Ernest Becker was a mid-20th century cultural anthropologist and prolific writer. It is a potent irony that The Denial of Death was the last book he published before dying of cancer in 1974 at the too-young age of 49.
From a 21st century standpoint, Becker’s perspective on human psychology seems hopelessly backward and out of date, part of the long death rattle of Freudian psychoanalytic mysticism whose echoes still reverberate in the clichéd advice offered by “experts” on daytime television talk shows. But Becker was no champion of Freud, and the “denial” he speaks of is something more than a simple defense mechanism.
His main thesis starts with the existential condition of human beings. In trying to make sense of our lives, we confront a fundamental dualism. On the one hand, we are vulnerable animals perpetually at risk from the larger and uncontrollable universe—creatures with bodies susceptible to accidents and disease, bodies that are destined to decay and disappear forever. On the other hand, we are meaning-making beings with an unlimited capacity to create symbolic worlds. We are at once restricted by our bodies and the physical reality of our inevitable death, and at the same time we inhabit an abstract world of cultural meanings in which we can imagine ourselves as part of something transcendent and immortal.
For us to see reality for what it is, including our own complete dependency on external things and our own complete and thoroughgoing powerlessness and ultimate meaninglessness, would be too terrifying. Fortunately, culture provides us with all kinds of ways to disguise the truth. According to Becker, culture is nothing other than a reservoir of meanings for hiding ourselves from the truth—culture is a gigantic ego defense mechanism.
Our lifestyles are “vital lies” that include “a necessary and basic dishonesty about oneself and one’s whole situation.” The vital lies we tell involve a heroic component: we see ourselves as heroes of one sort or another. Society has a hero structure throughout, with ready-made storylines so that people can fit themselves snuggly into the tale of immortality. “In other words, men use the fabrications of culture, in whatever form, as charms with which to transcend natural reality.”
The need to be a hero, to stand out as an individual, is a means to deny the truth of our status as contingent beings, the truth that nothing that we do is really in our control. We need the illusion of being self-caused beings. “As one’s whole life is a style or scenario with which one tries to deny oblivion and to extend oneself beyond death in symbolic ways, one is often untouched by the fact of death because he has been able to surround it by larger meanings.” As a consequence, we live lives of cultivated and ultimately destructive ignorance. “Even if the average man lives in a kind of obliviousness of anxiety, it is because he has erected a massive wall of repressions to hide the problem of life and death…but all through history it is the ‘normal average men’ who, like locusts, have laid waste to the world in order to forget themselves.”

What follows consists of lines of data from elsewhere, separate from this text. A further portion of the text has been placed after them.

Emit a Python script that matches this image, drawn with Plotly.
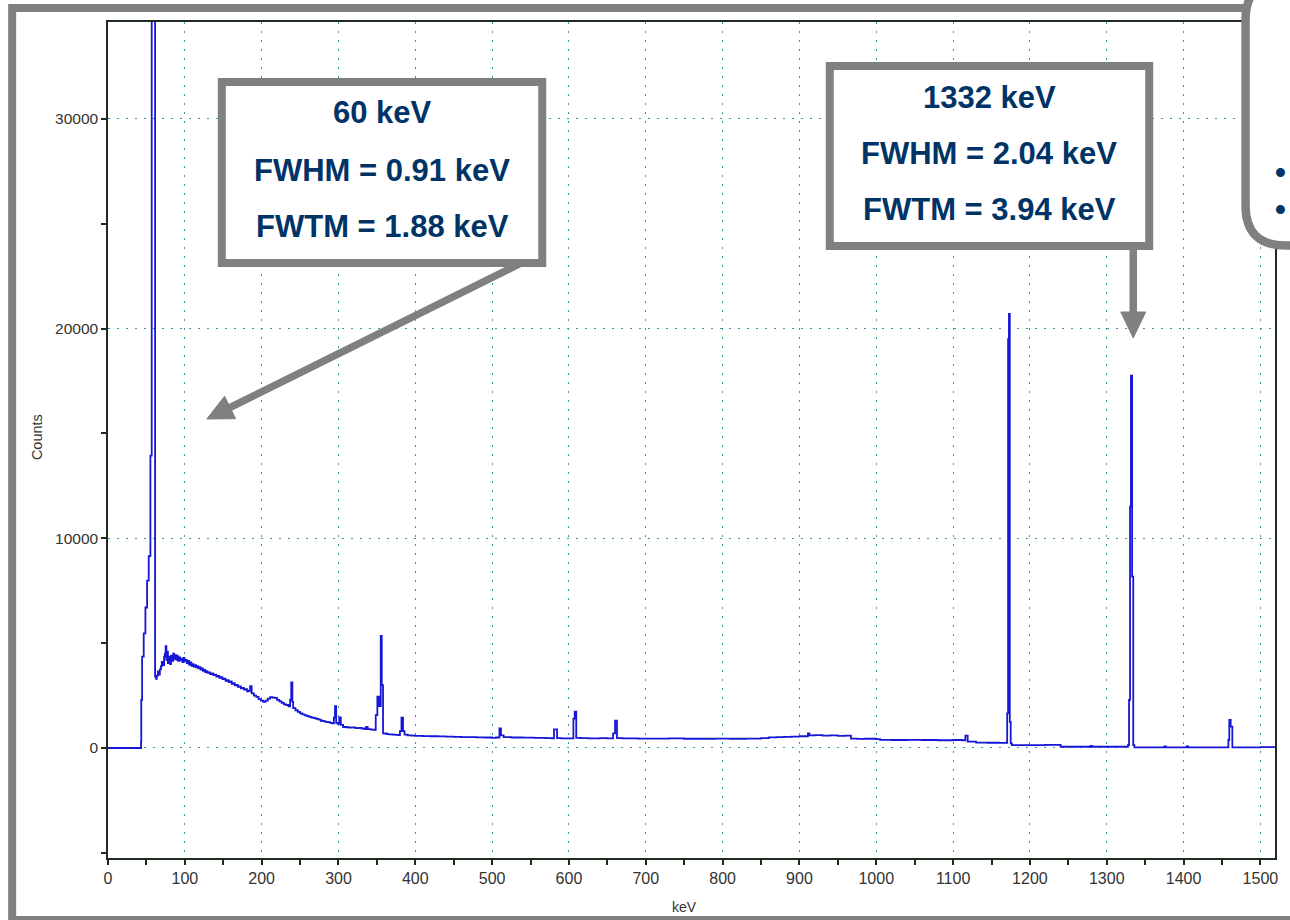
import math
import plotly.graph_objects as go

# ---------------- data ----------------
# 0 - 57 keV : flat zero, then the rising edge of the 59.5 keV (Am-241) peak
a_kev = [0, 43.0, 43.3, 44.4, 46.5, 48.7, 50.9, 53.0, 55.2, 56.9]
a_cnt = [0, 300, 2290, 4360, 5470, 6700, 7980, 9150, 13940, 52000]

# 61 - 130 keV : noisy continuum just after the peak
b1_kev = [61.3, 62.5, 63.5, 65, 66, 67.5, 69, 70, 71.5, 73,
          74, 75, 76, 77, 78, 79.5, 81, 82, 83.5, 85,
          86, 87.5, 89, 90, 91.5, 93, 94, 95.5, 97, 98,
          99.5, 101, 102.5, 104, 105.5, 107, 108.5, 110, 111.5, 113,
          114.5, 116, 117.5, 119, 120.5, 122, 123.5, 125, 126.5, 128,
          129.5]
b1_cnt = [3400, 3300, 3450, 3650, 3500, 3750, 3900, 4100, 3950, 4350,
          4500, 4860, 4200, 4600, 4050, 4350, 4000, 4400, 4150, 4500,
          4250, 4430, 4200, 4380, 4150, 4320, 4180, 4250, 4100, 4300,
          4150, 4200, 4050, 4150, 3980, 4080, 3920, 4000, 3880, 3950,
          3840, 3900, 3800, 3850, 3740, 3790, 3680, 3720, 3620, 3660,
          3580]

# 131 - 303 keV : falling continuum with small lines
b2_kev = [131, 133, 135, 137, 139, 141, 143, 145, 147, 149,
          151, 153, 155, 157, 159, 161, 163, 165, 167, 169,
          171, 173, 175, 177, 179, 181, 183, 185, 187, 190,
          193, 196, 199, 202, 205, 208, 211, 214, 217, 220,
          223, 226, 229, 232, 235, 237, 238.5, 240, 241, 244,
          247, 250, 253, 256, 259, 262, 265, 268, 271, 274,
          277, 280, 283, 286, 289, 292, 294, 295.5, 297, 299,
          301, 303]
b2_cnt = [3600, 3520, 3560, 3470, 3500, 3410, 3440, 3350, 3380, 3290,
          3310, 3200, 3240, 3140, 3170, 3060, 3090, 2990, 3010, 2910,
          2940, 2840, 2870, 2780, 2800, 2700, 2730, 2950, 2600, 2500,
          2440, 2330, 2260, 2200, 2260, 2350, 2430, 2400, 2390, 2290,
          2220, 2150, 2080, 2050, 1980, 2300, 3130, 2200, 1900, 1800,
          1720, 1650, 1600, 1560, 1520, 1480, 1450, 1420, 1390, 1350,
          1300, 1280, 1250, 1230, 1200, 1170, 1450, 2000, 1200, 1150,
          1460, 1100]

# 306 - 690 keV : 352, 383, 511, 583, 609, 661 keV lines
c_kev = [306, 310, 314, 318, 322, 326, 330, 334, 336, 338,
         342, 346, 348.5, 350.6, 352.8, 355, 356.3, 358, 360, 363,
         366, 370, 374, 378, 380, 382, 384, 386, 390, 395,
         400, 410, 420, 430, 440, 450, 460, 470, 480, 490,
         500, 505, 509.5, 511.5, 515, 525, 540, 555, 570, 578,
         580.5, 584.5, 590, 600, 605.8, 607.5, 609.5, 615, 625, 640,
         650, 657.5, 660, 662.5, 670, 690]
c_cnt = [1000, 990, 970, 980, 950, 960, 930, 900, 1000, 900,
         880, 870, 1570, 2450, 2000, 5340, 3000, 700, 690, 660,
         650, 640, 630, 620, 800, 1450, 800, 640, 600, 590,
         580, 570, 560, 550, 540, 530, 520, 520, 510, 500,
         480, 500, 940, 600, 520, 500, 490, 480, 470, 460,
         890, 470, 460, 460, 1400, 1730, 480, 470, 460, 470,
         460, 700, 1300, 470, 460, 450]

# 710 - 1160 keV : flat continuum with a hump near 910 keV
d_kev = [710, 730, 750, 770, 790, 810, 830, 850, 860, 870,
         880, 890, 900, 911, 913, 920, 930, 940, 950, 960,
         967, 975, 985, 1000, 1005, 1020, 1040, 1060, 1080, 1100,
         1112, 1116, 1119, 1130, 1145, 1160]
d_cnt = [450, 460, 440, 440, 450, 440, 450, 470, 510, 520,
         530, 540, 560, 700, 600, 610, 590, 600, 580, 590,
         450, 430, 440, 420, 390, 380, 390, 380, 370, 380,
         370, 590, 300, 260, 250, 240]

# 1169 - 1519 keV : Co-60 lines (1173, 1332 keV) and K-40 (1460 keV)
e_kev = [1169.0, 1170.4, 1171.6, 1172.7, 1173.8, 1175.0, 1176.5, 1200, 1220, 1240,
         1260, 1279, 1281, 1300, 1320, 1327.5, 1329.0, 1330.3, 1331.5, 1333.0,
         1334.5, 1336.0, 1360, 1375, 1377, 1404, 1406, 1430, 1458.3, 1459.5,
         1461.3, 1463.5, 1480, 1500, 1519]
e_cnt = [250, 1650, 19500, 20700, 1250, 220, 140, 140, 150, 60,
         60, 100, 60, 60, 60, 140, 2290, 11510, 17760, 8170,
         140, 30, 30, 80, 30, 80, 30, 30, 380, 1335,
         1015, 30, 30, 40, 30]

energy = a_kev + b1_kev + b2_kev + c_kev + d_kev + e_kev
counts = a_cnt + b1_cnt + b2_cnt + c_cnt + d_cnt + e_cnt

x_ticks = list(range(0, 1501, 100))
y_ticks = [0, 10000, 20000, 30000]

box1_lines = ["60 keV", "FWHM = 0.91 keV", "FWTM = 1.88 keV"]
box2_lines = ["1332 keV", "FWHM = 2.04 keV", "FWTM = 3.94 keV"]

# ---------------- layout geometry ----------------
W, H = 1290, 920
L, R, T, B = 108, 13, 22, 62
PW = W - L - R
PH = H - T - B


def px(x):
    return (x - L) / PW


def py(y):
    return (H - B - y) / PH


GRAY = "#808080"
NAVY = "#003366"
AXIS = "#1e2b1e"
GRID = "#3a9898"
TXT = "#333333"

fig = go.Figure()
fig.add_trace(go.Scatter(
    x=energy, y=counts, mode="lines",
    line=dict(shape="hv", color="#1616d6", width=1.8),
    hoverinfo="skip", showlegend=False))

fig.update_xaxes(
    range=[0, 1519], tickmode="array", tickvals=x_ticks,
    showgrid=True, gridcolor=GRID, gridwidth=1, griddash="2px,7px",
    zeroline=False, showline=True, linecolor=AXIS, linewidth=1.5, mirror=True,
    ticks="outside", ticklen=5, tickwidth=1.5, tickcolor=AXIS,
    minor=dict(dtick=50, tick0=0, ticks="outside", ticklen=5, tickwidth=1.5,
               tickcolor=AXIS, showgrid=False),
    tickfont=dict(family="Liberation Sans, Arial", size=16, color=TXT),
    fixedrange=True)
fig.update_yaxes(
    range=[-5246, 34620], tickmode="array", tickvals=y_ticks, tickformat="d",
    showgrid=True, gridcolor=GRID, gridwidth=1, griddash="2px,7px",
    zeroline=False, showline=True, linecolor=AXIS, linewidth=1.5, mirror=True,
    ticks="outside", ticklen=5, tickwidth=1.5, tickcolor=AXIS,
    minor=dict(dtick=5000, tick0=0, ticks="outside", ticklen=5, tickwidth=1.5,
               tickcolor=AXIS, showgrid=False),
    tickfont=dict(family="Liberation Sans, Arial", size=15.5, color=TXT),
    fixedrange=True)

shapes = []
# outer gray frame
shapes.append(dict(type="rect", xref="paper", yref="paper",
                   x0=px(12), x1=px(1310), y0=py(920), y1=py(8),
                   line=dict(color=GRAY, width=8), fillcolor="rgba(0,0,0,0)",
                   layer="above"))
# rounded box at top right (mostly off-canvas)
pts = [("M", 1330, -20), ("L", 1287.5, -20), ("Q", 1247.5, -20, 1247.5, 20),
       ("L", 1247.5, 205.5), ("Q", 1247.5, 245.5, 1287.5, 245.5), ("L", 1330, 245.5)]
path = ""
for p in pts:
    if p[0] == "Q":
        path += "Q{:.5f},{:.5f} {:.5f},{:.5f} ".format(px(p[1]), py(p[2]), px(p[3]), py(p[4]))
    else:
        path += "{}{:.5f},{:.5f} ".format(p[0], px(p[1]), py(p[2]))
path += "Z"
shapes.append(dict(type="path", xref="paper", yref="paper", path=path,
                   fillcolor="white", line=dict(color=GRAY, width=8.5), layer="above"))


def box(x0, y0, x1, y1):
    return dict(type="rect", xref="paper", yref="paper",
                x0=px(x0), x1=px(x1), y0=py(y1), y1=py(y0),
                fillcolor="white", line=dict(color=GRAY, width=8), layer="above")


shapes.append(box(222, 82, 543, 263))
shapes.append(box(831, 66, 1151, 246))


def arrow(sx, sy, tx, ty, head_len=26, half_w=12.5, width=7.5):
    dx, dy = tx - sx, ty - sy
    d = math.hypot(dx, dy)
    ux, uy = dx / d, dy / d
    bx, by = tx - head_len * ux, ty - head_len * uy
    nx, ny = -uy, ux
    out = [dict(type="line", xref="paper", yref="paper",
                x0=px(sx), y0=py(sy), x1=px(bx + ux * 2), y1=py(by + uy * 2),
                line=dict(color=GRAY, width=width), layer="above")]
    c1 = (bx + nx * half_w, by + ny * half_w)
    c2 = (bx - nx * half_w, by - ny * half_w)
    p = "M{:.5f},{:.5f} L{:.5f},{:.5f} L{:.5f},{:.5f} Z".format(
        px(tx), py(ty), px(c1[0]), py(c1[1]), px(c2[0]), py(c2[1]))
    out.append(dict(type="path", xref="paper", yref="paper", path=p,
                    fillcolor=GRAY, line=dict(color=GRAY, width=1), layer="above"))
    return out


shapes += arrow(522, 263, 207, 419)
shapes += arrow(1135, 247, 1135, 338)

annotations = []
box_font = dict(family="Liberation Sans, Arial", size=31, color=NAVY, weight=700)
for txt, yy in zip(box1_lines, [113, 170, 227]):
    annotations.append(dict(text=txt, xref="paper", yref="paper", x=px(382.5), y=py(yy),
                            xanchor="center", yanchor="middle", showarrow=False, font=box_font))
for txt, yy in zip(box2_lines, [97, 153, 210]):
    annotations.append(dict(text=txt, xref="paper", yref="paper", x=px(991), y=py(yy),
                            xanchor="center", yanchor="middle", showarrow=False, font=box_font))
for yy in [172, 210]:
    annotations.append(dict(text="•", xref="paper", yref="paper", x=px(1290), y=py(yy),
                            xanchor="right", yanchor="middle", showarrow=False, font=box_font))
annotations.append(dict(text="keV", xref="paper", yref="paper", x=px(685), y=py(907),
                        xanchor="center", yanchor="middle", showarrow=False,
                        font=dict(family="Liberation Sans, Arial", size=14, color=TXT)))
annotations.append(dict(text="Counts", xref="paper", yref="paper", x=px(37), y=py(437),
                        xanchor="center", yanchor="middle", showarrow=False, textangle=-90,
                        font=dict(family="Liberation Sans, Arial", size=14.5, color=TXT)))

fig.update_layout(
    width=W, height=H,
    margin=dict(l=L, r=R, t=T, b=B, pad=0),
    paper_bgcolor="white", plot_bgcolor="white",
    shapes=shapes, annotations=annotations,
    showlegend=False)

fig.write_html("out.html")
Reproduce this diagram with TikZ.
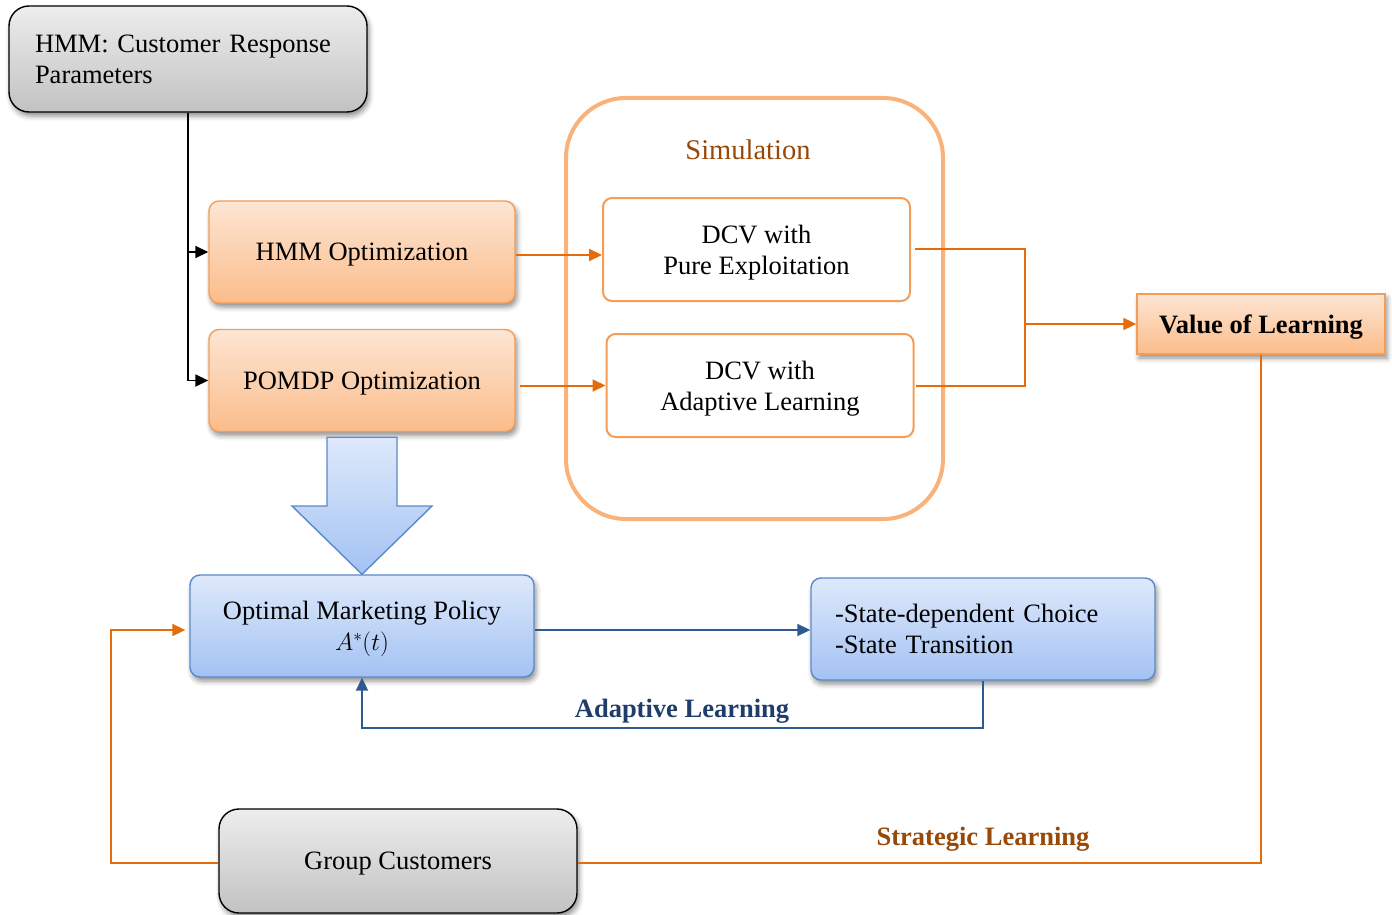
\documentclass[tikz,border=0pt]{standalone}
\usepackage{fontspec}
\setmainfont{Liberation Serif}
\usetikzlibrary{arrows.meta,shadows.blur,calc}
\definecolor{orline}{HTML}{E46C0A}
\definecolor{orborder}{HTML}{F59D56}
\definecolor{ortop}{HTML}{FDE6D4}
\definecolor{orbot}{HTML}{FBBC8A}
\definecolor{simborder}{HTML}{F9B27A}
\definecolor{brown}{HTML}{984807}
\definecolor{bltop}{HTML}{DEE9FB}
\definecolor{blbot}{HTML}{A3C2F3}
\definecolor{blborder}{HTML}{5B89C8}
\definecolor{blline}{HTML}{2F5A8F}
\definecolor{bltext}{HTML}{1F3D6B}
\definecolor{grtop}{HTML}{EDEDED}
\definecolor{grbot}{HTML}{C2C2C2}
\tikzset{
  basefont/.style={font=\fontsize{26.5}{31}\selectfont},
  lowered/.style={text depth=0pt},
  shad/.style={blur shadow={shadow xshift=2pt,shadow yshift=-4pt,shadow blur radius=5pt,shadow opacity=45}},
  graybox/.style={basefont,draw=black,line width=1.4pt,rounded corners=20pt,top color=grtop,bottom color=grbot,shad,align=center},
  orbox/.style={basefont,lowered,draw=orborder,line width=1.4pt,rounded corners=10pt,top color=ortop,bottom color=orbot,shad,align=center,minimum width=306pt,minimum height=102pt},
  dcvbox/.style={basefont,lowered,draw=orborder,line width=2pt,rounded corners=9pt,fill=white,align=center,minimum width=307pt,minimum height=103pt},
  bluebox/.style={basefont,draw=blborder,line width=1.4pt,rounded corners=10pt,top color=bltop,bottom color=blbot,shad,minimum width=344pt,minimum height=102pt},
  tip/.style={-{Triangle[length=13pt,width=12pt]}},
  blkline/.style={draw=black,line width=1.8pt},
  orline/.style={draw=orline,line width=2pt},
  blueline/.style={draw=blline,line width=2pt},
  boldlabel/.style={font=\fontsize{26.5}{31}\selectfont\bfseries,lowered},
}
\begin{document}
\begin{tikzpicture}[x=1pt,y=-1pt]
\useasboundingbox (0,0) rectangle (1392,915);

% simulation container
\node[draw=simborder,line width=4pt,rounded corners=60pt,minimum width=377pt,minimum height=421pt] (sim) at (754.5,308.5) {};
\node[font=\fontsize{28.5}{33}\selectfont,lowered,text=brown] (simlabel) at (748,150) {Simulation};

% nodes
\node[graybox,minimum width=358pt,minimum height=106pt,text width=306pt,align=left,inner xsep=0pt] (top) at (188,59) {HMM: Customer Response\\Parameters};
\node[orbox] (hmmopt) at (362,252) {HMM Optimization};
\node[orbox] (pomdp) at (362,380.5) {POMDP Optimization};
\node[dcvbox] (dcvp) at (756.5,249.5) {DCV with\\Pure Exploitation};
\node[dcvbox] (dcva) at (760,385.5) {DCV with\\Adaptive Learning};
\node[orbox,font=\fontsize{26.5}{31}\selectfont\bfseries,minimum width=248pt,minimum height=60pt,rounded corners=0pt] (vol) at (1261,324) {Value of Learning};
\node[bluebox,lowered,align=center] (opt) at (362,626) {Optimal Marketing Policy\\$A^{*}(t)$};
\node[bluebox,text width=296pt,align=left,inner xsep=0pt] (state) at (983,629) {-State-dependent Choice\\-State Transition};
\node[graybox,lowered,minimum width=358pt,minimum height=104pt] (group) at (398,861) {Group Customers};

% block arrow
\shade[top color=bltop,bottom color=blbot,draw=blborder,line width=1.4pt]
  ($(pomdp.south)+(-35,5)$) -- ($(pomdp.south)+(35,5)$) -- (397,506) -- (432,506)
  -- (opt.north) -- (292,506) -- (327,506) -- cycle;

% black connectors
\draw[blkline,tip] (top.south) |- (pomdp.west);
\draw[blkline,tip] (top.south |- hmmopt.west) -- (hmmopt.west);

% orange connectors
\draw[orline,tip] ($(hmmopt.east)+(0,3)$) -- ($(hmmopt.east -| dcvp.west)+(0,3)$);
\draw[orline,tip] ($(pomdp.east)+(4,5)$) -- ($(pomdp.east -| dcva.west)+(0,5)$);
\coordinate (j) at (1025,324);
\draw[orline] ($(dcvp.east)+(4,-1)$) -| (j);
\draw[orline] ($(dcva.east)+(1,0)$) -| (j);
\draw[orline,tip] (j) -- (vol.west);
\draw[orline] (vol.south) |- ($(group.east)+(0,2)$);
\draw[orline,tip] ($(group.west)+(0,2)$) -- ++(-107,0) |- ($(opt.west)+(-4,4)$);
\node[boldlabel,text=brown] (strat) at (983,836) {Strategic Learning};

% blue connectors
\draw[blueline,tip] ($(opt.east)+(0,4)$) -- ($(opt.east -| state.west)+(0,4)$);
\draw[blueline,tip] (state.south) -- ++(0,47) -| (opt.south);
\node[boldlabel,text=bltext] (adl) at (682,708) {Adaptive Learning};
\end{tikzpicture}
\end{document}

But Becker is talking about life within the oppressive grip of civilization. The need for immortality—or the desire to extend life beyond its earthly allotment—seems a natural result of the emptiness of civilized existence and the sense we get that something is missing, the feeling we have that life should be something more than what it is. A hunter-gatherer is surely as aware of the transient nature of her own life as I am—and perhaps even more so, with the regular exposure to death in close proximity and unsheltered by slaughterhouse or mortuary. But the transience itself is absorbed as part of a complete and fulfilling existence. Immortality is built-in from the start, in a sense: as a part of the land, as a part of the ongoing life-and-death coming-and-going that is all around at all times. There is never a chance for the experience of separation—alienation—to find foothold. Mere transient authentic human existence is immortality. The possibility for anything else is incomprehensible.